Under the Electronic Fund Transfer Act, banks are prohibited from imposing overdraft fees on ATM and one-time debit card transactions unless the consumer has explicitly opted into overdraft services. The CFPB’s latest guidance emphasizes that enforcement bodies should default to the assumption that consumers have not opted in, unless banks can substantiate their claims with evidence.
CFPB Director Rohit Chopra highlighted the issue, stating, “The CFPB has found instances where banks have no evidence that they obtained consent for overdraft. No Americans should be hit with bank account fees that they never agreed to.” This directive reflects the bureau’s ongoing commitment to ensuring that financial institutions adhere to legal requirements and prioritize transparent practices.
The guidance is part of a broader CFPB initiative to address so-called junk fees, which have historically burdened consumers with unexpected costs. The bureau has previously taken enforcement actions against institutions such as Regions Bank, TD Bank, and TCF National Bank for practices that violated the Electronic Fund Transfer Act or engaged in deceptive or abusive behaviors. Notably, Atlantic Union Bank was recently ordered to pay $6.2 million for improperly enrolling customers in overdraft services.
These regulatory efforts are not merely punitive but are intended to foster industry-wide changes. Since the CFPB began scrutinizing overdraft fees, many banks have proactively revised their policies, leading to significant consumer savings estimated at $4 billion annually.
The implications of the CFPB’s guidance are substantial for both banks and consumers.
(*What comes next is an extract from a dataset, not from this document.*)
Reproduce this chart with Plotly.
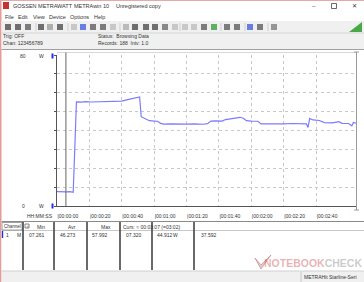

For financial institutions, this means an increased emphasis on compliance and transparent customer interactions to avoid potential legal repercussions. For consumers, the guidance promises greater clarity and fairness in financial transactions, reducing the likelihood of incurring unexpected fees.
As the CFPB continues to monitor and enforce compliance, the banking industry may witness further shifts towards consumer-friendly practices, reinforcing trust and accountability in financial services.